7. Dizem os apoiantes do "não" que o "sim" deixa as mulheres sós. Este foi, para mim, o argumento mais curioso e revelador da campanha. Porque a verdade óbvia é que é esta lei que deixa as mulheres sem aconselhamento técnico (o "sim" não o garante mas, pelo menos, possibilita-o), impossibilitadas de partilhar a sua decisão pelo medo da denúncia ou, pior ainda, de ver acusados consigo os que as apoiaram. Confesso que só percebi o verdadeiro sentido deste argumento depois de um debate ao longo do qual se tornou claro que o desconforto se deve ao facto de o aborto ser feito "a pedido da mulher" (e de quem mais poderia ser?). Isto porque o movimento do "não" vê as mulheres que abortam como irresponsáveis ou vítimas de más influências... isto é, como incapazes de decidir por si só e em consciência. E esta visão menorizada da mulher, eu rejeito, obrigada.

8. Dizem os apoiantes do "não" que mudar a lei não vai resolver o problema do aborto. É verdade. Mas resolverá a grande maioria das situações, sabendo-se que mais de 70 por cento dos abortos são feitos até às dez semanas. Continuarão a existir abortos realizados tardiamente, é verdade. Mas é melhor uma lei que resolve a maioria dos problemas do que uma que não resolve problema nenhum. E é plausível imaginar que a legalização diminua os abortos mais tardios, muitas vezes associados à falta de informação ou recursos.

9. E chegamos à incontornável questão da vida humana. Apesar dos factos biológicos estabelecidos e que parecem relativamente incontestáveis: um embrião de dez semanas tem, obviamente, vida e essa vida só pode ser humana; não tem, contudo, aquilo que nos distingue qualitativamente das outras espécies, que é a consciência organizada, e por isso não é uma pessoa. Convenhamos que esta mera factualidade é menos apelativa do que as imagens de bebés ternurentos e mães felizes da campanha do "não". Mas que nem representam a realidade do embrião, nem sequer as condições de vida da maioria das mulheres que abortam. Alguém dizia, há uns dias, que "cada mãe sabe, quando está grávida, que dentro de si está uma pessoa". É verdade, quando a gravidez é desejada. É verdade que se acaricia a barriga, que se sonha com a criança, que imaginamos o seu futuro. É verdade porque nesse caso o afecto nos leva a projectar nas células que dentro de nós crescem algo que elas, objectivamente, não são.
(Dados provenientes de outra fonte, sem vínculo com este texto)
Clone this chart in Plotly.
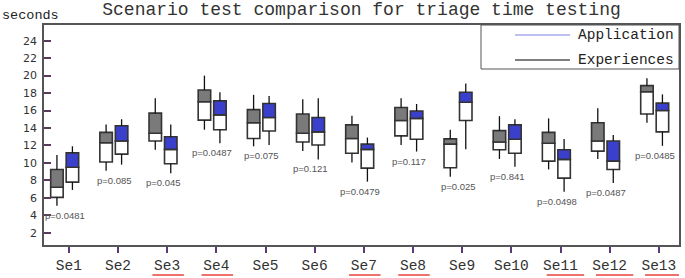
import plotly.graph_objects as go

categories = ["Se1", "Se2", "Se3", "Se4", "Se5", "Se6", "Se7", "Se8", "Se9", "Se10", "Se11", "Se12", "Se13"]

# Experiences (gray boxes)
exp_min = [5.1, 9.1, 11.5, 13.8, 11.9, 11.35, 10.05, 12.05, 8.4, 10.45, 9.25, 10.45, 14.6]
exp_q1 = [6.05, 10.1, 12.5, 14.9, 12.8, 12.4, 11.1, 13.1, 9.45, 11.5, 10.2, 11.35, 15.6]
exp_med = [7.2, 12.3, 13.4, 17.0, 14.6, 13.4, 12.8, 14.85, 12.15, 12.4, 12.25, 12.5, 18.15]
exp_q3 = [9.25, 13.5, 15.7, 18.35, 16.1, 15.6, 14.35, 16.35, 12.75, 13.7, 13.5, 14.6, 18.85]
exp_max = [10.9, 14.4, 17.4, 20.0, 17.8, 17.3, 15.4, 17.4, 13.8, 15.35, 15.1, 16.25, 19.7]

# Application (blue boxes)
app_min = [6.9, 9.8, 8.8, 12.25, 12.05, 10.4, 7.85, 11.3, 11.55, 9.55, 6.7, 7.7, 11.95]
app_q1 = [7.8, 11.0, 9.9, 13.8, 13.65, 12.05, 9.4, 12.7, 14.85, 11.1, 8.25, 9.25, 13.55]
app_med = [9.5, 12.5, 11.55, 15.5, 15.2, 13.55, 11.55, 15.1, 16.95, 12.7, 10.4, 10.2, 16.0]
app_q3 = [11.15, 14.25, 13.0, 17.1, 16.8, 15.2, 12.15, 15.95, 18.1, 14.35, 11.5, 12.5, 16.85]
app_max = [11.9, 15.0, 14.4, 18.1, 17.65, 17.4, 12.9, 16.75, 19.1, 15.0, 12.75, 13.2, 17.85]

p_labels = ["p=0.0481", "p=0.085", "p=0.045", "p=0.0487", "p=0.075", "p=0.121", "p=0.0479",
            "p=0.117", "p=0.025", "p=0.841", "p=0.0498", "p=0.0487", "p=0.0485"]

underlined = ["Se3", "Se4", "Se7", "Se8", "Se11", "Se12", "Se13"]

y_ticks = [2, 4, 6, 8, 10, 12, 14, 16, 18, 20, 22, 24]

# ---- layout constants (pixels) ----
W, H = 685, 278
L, R, T, B = 44, 6, 25, 33
pw, ph = W - L - R, H - T - B


def px_x(px):
    return (px - L) / pw


def px_y(py):
    return (H - B - py) / ph


xpos = list(range(1, len(categories) + 1))
box_w = 0.254
mono = "Liberation Mono, Courier New, monospace"
outline = "#333333"

fig = go.Figure()


def add_series(name, mins, q1, med, q3, maxs, color, center_off):
    off = center_off - box_w / 2
    fig.add_trace(go.Bar(
        name=name, x=xpos, y=[m - a for m, a in zip(med, q1)], base=q1,
        offset=off, width=box_w,
        marker=dict(color="white", line=dict(color=outline, width=1.6)),
        hoverinfo="skip"))
    fig.add_trace(go.Bar(
        name=name, x=xpos, y=[b - m for b, m in zip(q3, med)], base=med,
        offset=off, width=box_w,
        marker=dict(color=color, line=dict(color=outline, width=1.6)),
        hoverinfo="skip"))
    wx, wy = [], []
    for i, x in enumerate(xpos):
        cx = x + center_off
        wx += [cx, cx, None, cx, cx, None]
        wy += [q3[i], maxs[i], None, q1[i], mins[i], None]
    fig.add_trace(go.Scatter(x=wx, y=wy, mode="lines",
                             line=dict(color="#111111", width=1.3),
                             hoverinfo="skip", connectgaps=False))


add_series("Experiences", exp_min, exp_q1, exp_med, exp_q3, exp_max, "#7a7a7a", -0.242)
add_series("Application", app_min, app_q1, app_med, app_q3, app_max, "#3b40cc", 0.073)

annotations = []
for i, x in enumerate(xpos):
    annotations.append(dict(
        x=x - 0.08, y=min(exp_min[i], app_min[i]), xref="x", yref="y",
        text=p_labels[i], showarrow=False, yanchor="top", yshift=-2,
        font=dict(family="Liberation Sans, Arial, sans-serif", size=9.5, color="#555555")))

annotations.append(dict(x=px_x(0), y=px_y(16), xref="paper", yref="paper", text="seconds",
                        showarrow=False, xanchor="left", yanchor="middle",
                        font=dict(family=mono, size=13.5, color="#222222")))

# legend (drawn)
legend_items = [("Application", "#7b80e0", 35), ("Experiences", "#000000", 60)]
shapes = [dict(type="rect", xref="paper", yref="paper", x0=px_x(481), x1=px_x(679),
               y0=px_y(69), y1=px_y(25), line=dict(color="#555555", width=1),
               fillcolor="white", layer="below")]
for label, col, py in legend_items:
    shapes.append(dict(type="line", xref="paper", yref="paper", x0=px_x(515), x1=px_x(570),
                       y0=px_y(py), y1=px_y(py), line=dict(color=col, width=1.2)))
    annotations.append(dict(x=px_x(576), y=px_y(py), xref="paper", yref="paper", text=label,
                            showarrow=False, xanchor="left", yanchor="middle",
                            font=dict(family=mono, size=14.5, color="#222222")))

for cat in underlined:
    i = categories.index(cat)
    half = 0.32 if len(cat) == 3 else 0.38
    xc = xpos[i] + (0.02 if len(cat) == 3 else 0.1)
    shapes.append(dict(type="line", xref="x", yref="paper", x0=xc - half, x1=xc + half,
                       y0=px_y(275), y1=px_y(275), line=dict(color="#e8403a", width=1.5)))

fig.update_layout(
    width=W, height=H,
    margin=dict(l=L, r=R, t=T, b=B, autoexpand=False),
    plot_bgcolor="white", paper_bgcolor="white",
    barmode="overlay", showlegend=False,
    title=dict(text="Scenario test comparison for triage time testing",
               x=0.5, xref="paper", xanchor="center",
               y=1 - 9 / H, yref="container", yanchor="middle",
               font=dict(family=mono, size=18, color="#333333")),
    annotations=annotations, shapes=shapes,
)

fig.update_xaxes(range=[0.495, 13.41], tickmode="array", tickvals=xpos, ticktext=categories,
                 showline=True, linecolor="#555555", linewidth=1.5, mirror=True,
                 ticks="outside", ticklen=6, tickwidth=1.5, tickcolor="#5a3a7a",
                 showgrid=False, zeroline=False, automargin=False,
                 tickfont=dict(family=mono, size=14.5, color="#333333"))
fig.update_yaxes(range=[0.59, 25.8], tickmode="array", tickvals=y_ticks,
                 showline=True, linecolor="#555555", linewidth=1.5, mirror=True,
                 ticks="inside", ticklen=7, tickwidth=1.5, tickcolor="#5a3a5a",
                 showgrid=False, zeroline=False, ticklabelstandoff=3, automargin=False,
                 tickfont=dict(family="DejaVu Sans, sans-serif", size=11, color="#333333"))

fig.write_html("out.html", config={"displayModeBar": False},
               post_script="document.body.style.margin='0';document.body.style.padding='0';")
Mas não é isto que acontece quando uma mulher quer abortar. Penalizá-la por isso? Não, obrigada.

10. No domingo, as questões que se nos colocam são, na verdade, apenas estas: concordamos ou não que as mulheres que todos nós conhecemos que já abortaram (as nossas amigas, colegas, vizinhas, mães, avós, irmãs) possam ser perseguidas e condenadas? Concordamos ou não com a perpetuação do aborto clandestino? A minha resposta é simples: não, obrigada. Eu voto "sim".